Adult Stem Cell Therapy Blog

Stem Cell Therapy: A message from heart patient, Esteban Bonilla

Thursday, January 05, 2006 - Stem Cell Guru

We received the following email from Esteban Bonilla regarding his recent trip to Bangkok for VesCell stem cell therapy to treat his heart failure. Just this morning, Reuters released a story about Mr. Bonilla's trip as well.

----- Original Message -----
From: Esteban Bonilla (email link removed)
To: Don Margolis
Sent: Wednesday, January 04, 2006 4:13 AM
Subject: Hi Don
Hello Don,

Thank you again for the time you gave me in Bangkok! I can say that I have never felt this good in a long time and I got to spend a few days in PA with Jeannine and family. I am back in Florida now and the weather has been good. I walk every morning and I try not to over do anything at this point. I am still sore on my left side but hey, small price to pay for such a tremendous operation! :)
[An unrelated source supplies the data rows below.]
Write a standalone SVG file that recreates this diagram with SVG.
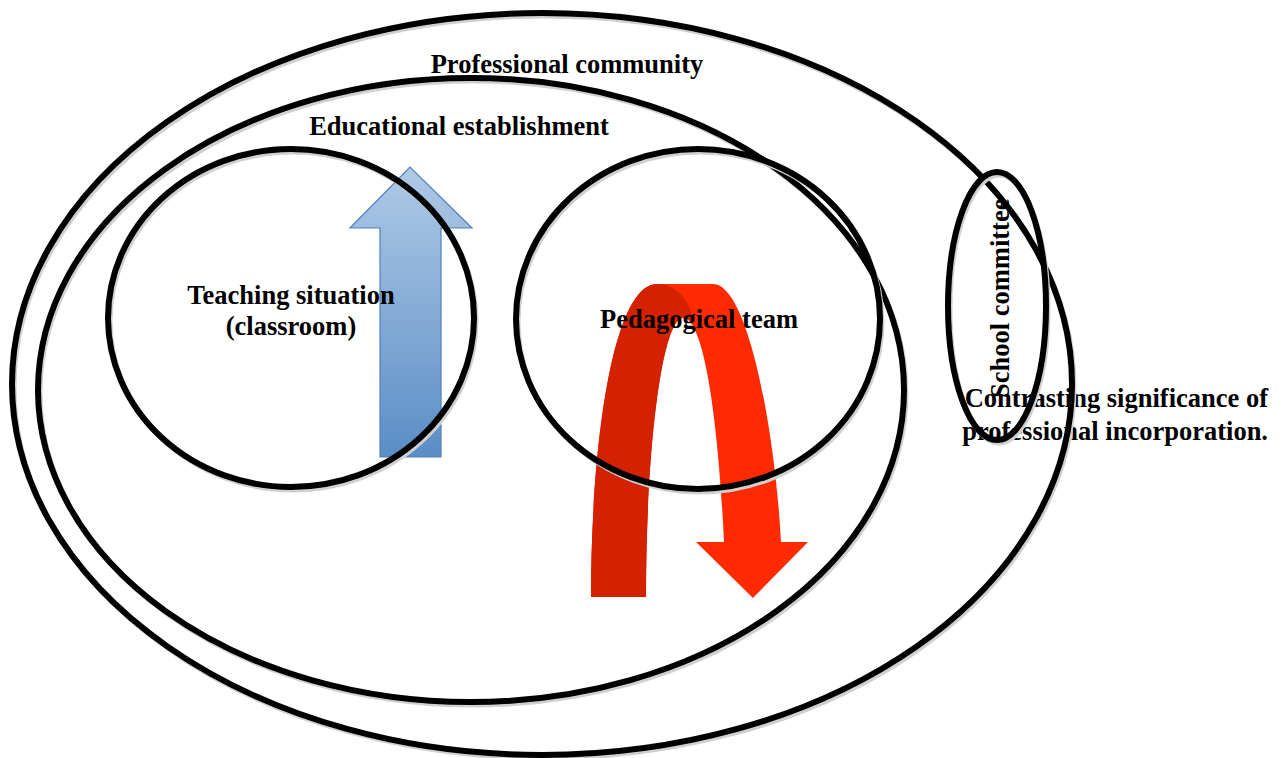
<svg xmlns="http://www.w3.org/2000/svg" width="1287" height="758" viewBox="0 0 1287 758">
<style>
.ring{fill:none;stroke:#000;stroke-width:6}
.shadow{fill:none;stroke:#d0d0d0;stroke-width:5}
.lbl{font-family:"Liberation Serif","Times New Roman",serif;font-weight:bold;font-size:26.5px;fill:#000}
</style>
<defs>
<linearGradient id="blueGrad" x1="0" y1="0" x2="0" y2="1">
<stop offset="0" stop-color="#b0c9e6"/>
<stop offset="1" stop-color="#5a8ec6"/>
</linearGradient>
<clipPath id="scClip"><rect x="960" y="193" width="80" height="220"/></clipPath>
</defs>
<rect width="1287" height="758" fill="#fff"/>

<g id="contrasting-note">
<text class="lbl" x="1268" y="407" text-anchor="end">Contrasting significance of</text>
<text class="lbl" x="1268" y="440" text-anchor="end">professional incorporation.</text>
</g>

<g id="professional-community">
<ellipse class="shadow" cx="544" cy="387" rx="530" ry="371"/>
<ellipse class="ring" cx="542" cy="384" rx="530" ry="371"/>
<text class="lbl" x="567" y="73" text-anchor="middle">Professional community</text>
</g>

<g id="educational-establishment">
<ellipse class="shadow" cx="473" cy="393" rx="433" ry="312"/>
<ellipse class="ring" cx="471" cy="390" rx="433" ry="312"/>
<text class="lbl" x="459" y="135" text-anchor="middle">Educational establishment</text>
</g>

<g id="connectors">
<path id="blue-arrow" d="M380,457 L380,228 L350,228 L410,167 L472,228 L441,228 L441,457 Z" fill="url(#blueGrad)" stroke="#4f81bd" stroke-width="1.2"/>
<g id="red-arrow">
<path d="M591,597 C591,450 612,284 657,284 L713,284 C748,284 775,430 781,542 L808,542 L753,598 L696,542 L724,542 C719,430 705,318 683,318 C662,318 646,450 646,597 Z" fill="#ff2a00"/>
<path d="M591,597 C591,450 612,284 657,284 C676,284 690,300 694,322 C690,319 687,318 683,318 C662,318 646,450 646,597 Z" fill="#d42200"/>
</g>
</g>

<g id="teaching-situation">
<ellipse class="shadow" cx="293" cy="321" rx="183" ry="169"/>
<ellipse class="ring" cx="291" cy="318" rx="183" ry="169"/>
<text class="lbl" x="291" y="304" text-anchor="middle">Teaching situation</text>
<text class="lbl" x="291" y="335" text-anchor="middle">(classroom)</text>
</g>

<g id="pedagogical-team">
<ellipse class="shadow" cx="700" cy="322" rx="182" ry="170"/>
<ellipse class="ring" cx="698" cy="319" rx="182" ry="170"/>
<text class="lbl" x="699" y="328" text-anchor="middle">Pedagogical team</text>
</g>

<g id="school-committee">
<ellipse class="shadow" cx="999" cy="309" rx="49" ry="134"/>
<ellipse class="ring" cx="997" cy="306" rx="49" ry="134"/>
<g clip-path="url(#scClip)">
<text class="lbl" transform="translate(1009,398) rotate(-90)" x="0" y="0">School committee</text>
</g>
</g>
</svg>
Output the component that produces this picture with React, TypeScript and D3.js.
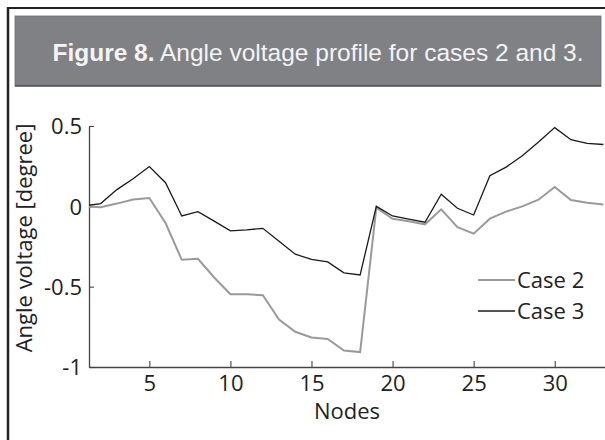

Anyways, I know you are busy but please tell Bell and Jitra and Sak all is well with me. Take care Coo and I hope we meet again soon.

Peace always,

Esteban Bonilla

FEATURE-Stem cell therapy sparks hope in ailing hearts
05 Jan 2006 01:01:51 GMT
Source: Reuters

By Chawadee Nualkhair

BANGKOK, Jan 5 (Reuters) - Esteban Bonilla feels no trepidation as he is wheeled into the operating room of a Bangkok hospital, despite the fact he is only minutes away from starting an experimental stem cell procedure he hopes will keep him alive.

"I really don't feel nervous at all," said the 37-year-old scuba instructor from Florida, who discovered his heart was failing at 32. "For the last five years, I've been waiting to die. This is the first time I've been hopeful to live."

The source of Bonilla's new-found hope is a novel therapy that involves injecting stem cells culled from the patient's own blood into the heart to try to regenerate ailing heart muscle.
The two-hour procedure, which involves a patient's own adult stem cells, skirts the risk of rejection by the body and thorny ethical issues surrounding the use of embryonic stem cells posed by some who equate using embryos with destroying human life.

"We have not lost a single patient," said Suphachai Chaithiraphan, chairman of Chao Phya Hospital and president of the Heart Association of Thailand. "If you can offer help to desperate people, then I think you should."

The destination for many of the heart patients seeking stem cell therapy is Thailand, where doctors have staked their reputations on a procedure they say could save thousands of people but has yet to be approved in the United States.

"With stem cell therapy, people who have not had access to heart transplants or resources to go to the hospital on a regular basis can be helped," said Kitipan V. Arom, chief cardio-thoracic surgeon at Bangkok Heart Hospital.